• [Work required]:
Wherever a line holds the string "chart", copy that line.

%%

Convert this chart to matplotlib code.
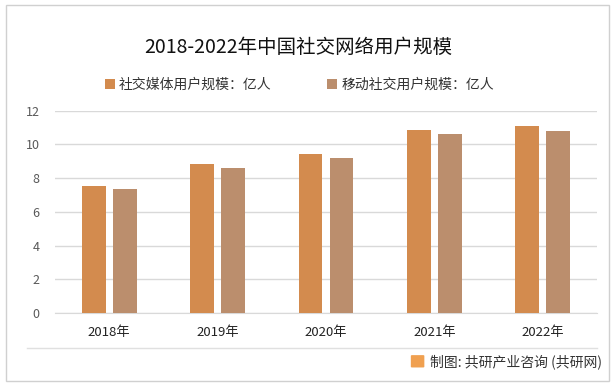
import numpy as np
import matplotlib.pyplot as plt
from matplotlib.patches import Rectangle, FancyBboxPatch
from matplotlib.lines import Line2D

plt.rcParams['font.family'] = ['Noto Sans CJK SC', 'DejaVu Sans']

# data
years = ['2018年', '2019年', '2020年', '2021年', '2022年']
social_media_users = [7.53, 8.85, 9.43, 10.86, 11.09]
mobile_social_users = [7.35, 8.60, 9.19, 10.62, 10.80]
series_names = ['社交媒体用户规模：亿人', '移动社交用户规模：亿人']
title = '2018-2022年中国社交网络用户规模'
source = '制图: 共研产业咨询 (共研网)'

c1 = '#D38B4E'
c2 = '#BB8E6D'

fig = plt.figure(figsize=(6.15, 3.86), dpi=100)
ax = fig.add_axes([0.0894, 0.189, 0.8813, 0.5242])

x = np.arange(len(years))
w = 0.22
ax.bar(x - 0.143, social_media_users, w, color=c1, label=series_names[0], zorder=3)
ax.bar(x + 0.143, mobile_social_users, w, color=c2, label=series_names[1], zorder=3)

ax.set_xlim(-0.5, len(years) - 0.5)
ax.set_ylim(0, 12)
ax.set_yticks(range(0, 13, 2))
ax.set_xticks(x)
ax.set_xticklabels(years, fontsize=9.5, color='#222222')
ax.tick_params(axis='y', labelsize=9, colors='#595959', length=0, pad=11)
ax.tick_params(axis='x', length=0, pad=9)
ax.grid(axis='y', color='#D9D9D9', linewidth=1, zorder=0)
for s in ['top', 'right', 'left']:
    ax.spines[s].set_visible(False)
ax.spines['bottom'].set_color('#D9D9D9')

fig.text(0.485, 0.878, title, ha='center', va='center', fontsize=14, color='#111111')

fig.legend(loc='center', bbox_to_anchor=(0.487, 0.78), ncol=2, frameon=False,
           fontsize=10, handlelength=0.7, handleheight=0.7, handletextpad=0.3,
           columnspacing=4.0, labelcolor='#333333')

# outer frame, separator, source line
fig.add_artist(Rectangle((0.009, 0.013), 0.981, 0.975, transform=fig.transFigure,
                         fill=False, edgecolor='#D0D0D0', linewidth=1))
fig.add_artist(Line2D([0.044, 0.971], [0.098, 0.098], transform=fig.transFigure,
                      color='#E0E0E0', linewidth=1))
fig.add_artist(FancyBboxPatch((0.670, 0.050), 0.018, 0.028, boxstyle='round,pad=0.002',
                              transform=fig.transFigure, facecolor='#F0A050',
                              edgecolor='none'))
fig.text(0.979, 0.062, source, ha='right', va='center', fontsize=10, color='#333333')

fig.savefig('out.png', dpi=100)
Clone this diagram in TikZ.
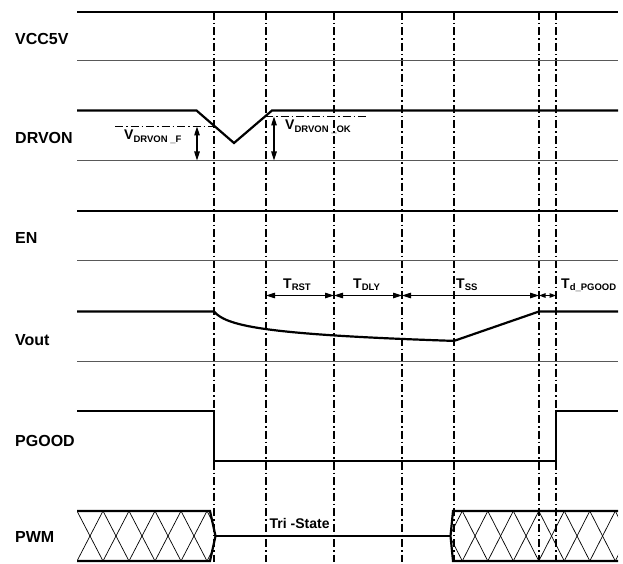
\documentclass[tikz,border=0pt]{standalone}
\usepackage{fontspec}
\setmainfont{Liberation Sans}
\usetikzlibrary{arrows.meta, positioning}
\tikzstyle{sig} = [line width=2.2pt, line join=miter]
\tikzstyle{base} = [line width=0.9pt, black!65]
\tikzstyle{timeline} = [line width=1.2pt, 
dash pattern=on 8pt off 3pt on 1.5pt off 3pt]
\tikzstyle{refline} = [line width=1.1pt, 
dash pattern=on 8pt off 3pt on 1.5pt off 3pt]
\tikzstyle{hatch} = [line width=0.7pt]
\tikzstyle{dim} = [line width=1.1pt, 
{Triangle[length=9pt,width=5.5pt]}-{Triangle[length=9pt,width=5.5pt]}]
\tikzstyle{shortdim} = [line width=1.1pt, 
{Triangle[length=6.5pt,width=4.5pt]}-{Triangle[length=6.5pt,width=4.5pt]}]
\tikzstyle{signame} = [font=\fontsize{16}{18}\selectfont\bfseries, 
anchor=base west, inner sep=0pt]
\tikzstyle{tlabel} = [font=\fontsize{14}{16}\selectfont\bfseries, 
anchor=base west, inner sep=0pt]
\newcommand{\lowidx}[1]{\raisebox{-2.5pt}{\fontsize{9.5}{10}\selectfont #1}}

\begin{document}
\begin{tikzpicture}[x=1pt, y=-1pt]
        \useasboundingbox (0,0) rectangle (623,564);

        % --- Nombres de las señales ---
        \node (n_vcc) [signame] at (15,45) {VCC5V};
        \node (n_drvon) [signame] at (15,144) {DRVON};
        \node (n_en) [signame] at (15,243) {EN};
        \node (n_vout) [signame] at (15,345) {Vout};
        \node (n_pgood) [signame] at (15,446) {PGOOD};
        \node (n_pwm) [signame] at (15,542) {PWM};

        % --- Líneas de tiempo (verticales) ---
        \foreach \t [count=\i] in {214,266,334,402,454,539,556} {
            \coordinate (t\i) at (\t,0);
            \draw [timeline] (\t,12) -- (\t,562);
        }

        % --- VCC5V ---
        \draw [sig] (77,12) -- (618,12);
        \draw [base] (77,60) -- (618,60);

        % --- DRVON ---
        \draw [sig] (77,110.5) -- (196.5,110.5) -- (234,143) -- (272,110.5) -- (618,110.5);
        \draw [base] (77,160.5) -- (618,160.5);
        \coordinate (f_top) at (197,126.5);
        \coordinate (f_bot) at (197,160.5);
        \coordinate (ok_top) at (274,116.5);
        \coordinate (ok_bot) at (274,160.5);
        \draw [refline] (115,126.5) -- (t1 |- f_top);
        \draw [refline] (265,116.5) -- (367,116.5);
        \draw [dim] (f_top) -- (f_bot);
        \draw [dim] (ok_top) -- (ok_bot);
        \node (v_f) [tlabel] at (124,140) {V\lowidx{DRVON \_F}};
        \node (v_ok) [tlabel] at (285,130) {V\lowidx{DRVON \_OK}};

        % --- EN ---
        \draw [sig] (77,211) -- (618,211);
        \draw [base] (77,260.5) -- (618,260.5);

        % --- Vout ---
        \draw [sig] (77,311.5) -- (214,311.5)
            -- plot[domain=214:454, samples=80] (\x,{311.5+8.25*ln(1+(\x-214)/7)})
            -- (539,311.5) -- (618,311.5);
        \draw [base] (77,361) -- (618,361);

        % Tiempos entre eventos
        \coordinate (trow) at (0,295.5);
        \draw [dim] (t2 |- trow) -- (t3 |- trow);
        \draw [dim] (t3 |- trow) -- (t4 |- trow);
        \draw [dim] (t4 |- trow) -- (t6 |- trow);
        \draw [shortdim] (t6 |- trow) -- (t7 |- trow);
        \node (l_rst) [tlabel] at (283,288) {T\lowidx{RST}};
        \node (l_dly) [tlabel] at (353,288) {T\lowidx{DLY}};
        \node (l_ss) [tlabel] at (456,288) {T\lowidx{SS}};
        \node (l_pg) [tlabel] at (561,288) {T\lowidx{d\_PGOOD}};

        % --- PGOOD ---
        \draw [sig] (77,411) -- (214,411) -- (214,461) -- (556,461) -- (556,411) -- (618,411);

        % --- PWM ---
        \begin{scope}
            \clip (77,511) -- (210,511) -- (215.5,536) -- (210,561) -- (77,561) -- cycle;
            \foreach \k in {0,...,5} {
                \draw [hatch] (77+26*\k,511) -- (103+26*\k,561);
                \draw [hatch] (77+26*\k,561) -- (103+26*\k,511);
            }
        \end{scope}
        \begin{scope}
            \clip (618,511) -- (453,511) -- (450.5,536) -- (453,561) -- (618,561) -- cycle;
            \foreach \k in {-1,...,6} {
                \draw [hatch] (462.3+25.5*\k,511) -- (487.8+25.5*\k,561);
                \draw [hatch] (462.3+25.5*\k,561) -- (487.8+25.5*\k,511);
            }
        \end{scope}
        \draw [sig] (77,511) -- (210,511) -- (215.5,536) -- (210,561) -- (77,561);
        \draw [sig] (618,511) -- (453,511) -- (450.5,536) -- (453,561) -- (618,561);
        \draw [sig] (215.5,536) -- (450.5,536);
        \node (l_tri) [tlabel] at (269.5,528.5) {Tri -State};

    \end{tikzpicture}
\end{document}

%%

• [Right answer]:
Convert this chart to matplotlib code.

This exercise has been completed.